That Florida's prison population has now reached 100,000 inmates is not a point of pride. It is, quite likely, a designation that should give all thoughtful people Floridians a chance to consider whether there is a way to turn things around and reduce the need to keep building more prisons.
As Department of Corrections Secretary Walt McNeil describes them, the state's 137 facilities could almost be described as having revolving doors. That's because incarceration in and of itself does not do much to change behaviors, habits or crime rates.
The emphasis has absolutely got to shift to rehabilitation programs and education that will alone or together have a chance of sending inmates back into society equipped to live self-sufficiently, without the need for larceny and worse.
"Sometime in the next 20 or 30 years, some 80,000 of those 100,000 prisoners will be coming back to our communities," the former longtime Tallahassee police chief said. "That's why we want to emphasize reentry and rehabilitation, to protect our citizens against them re-offending and preying on society."
This is, clearly, no soft-on-crime approach; it is a realistic, if not easy, way to change one riveting statistic: Of the 40,000 prisoners released each year from the state's 60 prisons, work camps, halfway houses and other lock-ups, roughly 13,000 are back in custody within three years.
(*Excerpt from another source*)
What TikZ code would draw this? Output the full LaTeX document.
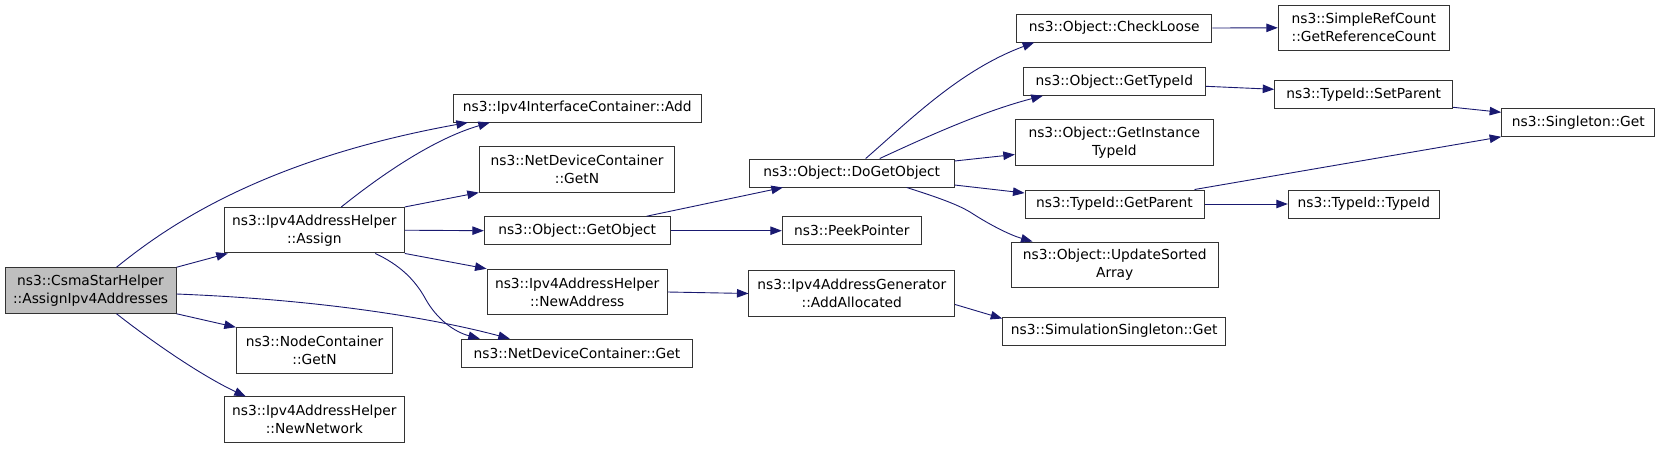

More than 40 percent come back into the system two and three times.
This revolving door effect, coupled with the current incarceration rates, would mean the state would need to build another 19 prisons of 1,300 inmates each over the next five years.
Taxpayers cannot afford to endlessly build prisons, nor are they really protected by this current system that almost ignores the possibility of reform, rehabilitation and life going forward.
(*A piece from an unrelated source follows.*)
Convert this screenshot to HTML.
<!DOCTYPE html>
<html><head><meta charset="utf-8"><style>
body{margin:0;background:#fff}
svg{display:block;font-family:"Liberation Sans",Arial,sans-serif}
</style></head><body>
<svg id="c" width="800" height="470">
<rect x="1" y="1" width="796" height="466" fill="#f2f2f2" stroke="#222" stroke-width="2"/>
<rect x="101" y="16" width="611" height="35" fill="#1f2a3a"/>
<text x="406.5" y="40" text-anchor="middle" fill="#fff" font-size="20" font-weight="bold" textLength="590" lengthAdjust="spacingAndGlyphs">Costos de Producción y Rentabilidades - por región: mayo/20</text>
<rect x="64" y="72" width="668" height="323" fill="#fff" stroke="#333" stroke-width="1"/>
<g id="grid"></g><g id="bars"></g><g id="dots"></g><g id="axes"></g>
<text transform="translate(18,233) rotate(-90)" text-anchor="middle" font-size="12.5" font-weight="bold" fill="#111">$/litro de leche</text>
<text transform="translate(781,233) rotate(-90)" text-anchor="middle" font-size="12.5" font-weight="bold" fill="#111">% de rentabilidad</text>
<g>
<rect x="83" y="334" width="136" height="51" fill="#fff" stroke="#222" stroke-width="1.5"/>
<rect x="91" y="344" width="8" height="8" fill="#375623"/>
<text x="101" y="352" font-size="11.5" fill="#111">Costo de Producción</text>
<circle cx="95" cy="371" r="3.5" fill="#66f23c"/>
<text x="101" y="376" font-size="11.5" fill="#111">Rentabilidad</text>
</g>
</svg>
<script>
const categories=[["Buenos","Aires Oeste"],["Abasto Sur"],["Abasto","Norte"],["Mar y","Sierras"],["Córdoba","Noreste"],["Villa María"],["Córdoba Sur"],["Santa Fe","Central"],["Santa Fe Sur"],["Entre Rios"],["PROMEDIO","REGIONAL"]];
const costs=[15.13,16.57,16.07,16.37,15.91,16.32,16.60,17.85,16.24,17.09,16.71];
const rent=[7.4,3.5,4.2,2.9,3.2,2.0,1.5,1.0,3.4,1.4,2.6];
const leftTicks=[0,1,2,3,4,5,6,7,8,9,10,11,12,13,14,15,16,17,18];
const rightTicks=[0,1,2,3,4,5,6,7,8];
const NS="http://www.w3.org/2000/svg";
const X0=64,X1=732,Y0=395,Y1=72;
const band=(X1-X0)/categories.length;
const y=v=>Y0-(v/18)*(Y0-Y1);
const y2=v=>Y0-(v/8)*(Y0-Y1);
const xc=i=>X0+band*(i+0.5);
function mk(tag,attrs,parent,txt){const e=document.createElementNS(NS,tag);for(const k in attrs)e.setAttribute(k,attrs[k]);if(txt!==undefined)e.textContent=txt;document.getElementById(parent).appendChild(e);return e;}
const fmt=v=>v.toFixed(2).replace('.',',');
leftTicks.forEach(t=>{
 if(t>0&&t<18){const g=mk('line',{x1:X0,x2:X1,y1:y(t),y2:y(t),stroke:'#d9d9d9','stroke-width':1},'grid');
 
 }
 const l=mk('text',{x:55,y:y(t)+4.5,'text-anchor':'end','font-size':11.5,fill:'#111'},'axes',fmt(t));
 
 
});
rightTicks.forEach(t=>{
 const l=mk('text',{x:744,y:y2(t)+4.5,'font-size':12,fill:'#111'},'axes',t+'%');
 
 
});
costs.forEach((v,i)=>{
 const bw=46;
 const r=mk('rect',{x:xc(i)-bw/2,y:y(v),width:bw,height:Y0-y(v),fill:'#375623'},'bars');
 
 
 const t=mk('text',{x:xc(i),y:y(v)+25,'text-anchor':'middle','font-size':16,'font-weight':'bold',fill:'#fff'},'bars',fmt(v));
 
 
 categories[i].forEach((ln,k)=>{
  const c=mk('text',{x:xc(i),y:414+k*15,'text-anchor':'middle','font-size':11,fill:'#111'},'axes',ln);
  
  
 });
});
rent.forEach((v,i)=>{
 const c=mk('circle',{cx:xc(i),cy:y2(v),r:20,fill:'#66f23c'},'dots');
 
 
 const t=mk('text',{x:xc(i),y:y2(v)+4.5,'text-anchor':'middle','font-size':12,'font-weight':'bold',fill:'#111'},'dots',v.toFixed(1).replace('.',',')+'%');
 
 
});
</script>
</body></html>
Virtually all leaders in key state agencies, from corrections to juvenile justice to the state judiciary have expressed their support for more alternative programs for substance abusers who turn to crime, and education for those who may prey on society because they are not educated or trained to earn a legal living.
Lawmakers have $2.3 billion worth of worries on their minds, all involving how to cut the costs of government. One abundantly obvious one is to reduce the need to build prisons endlessly when there are cheaper, more effective ways to keep the public safe.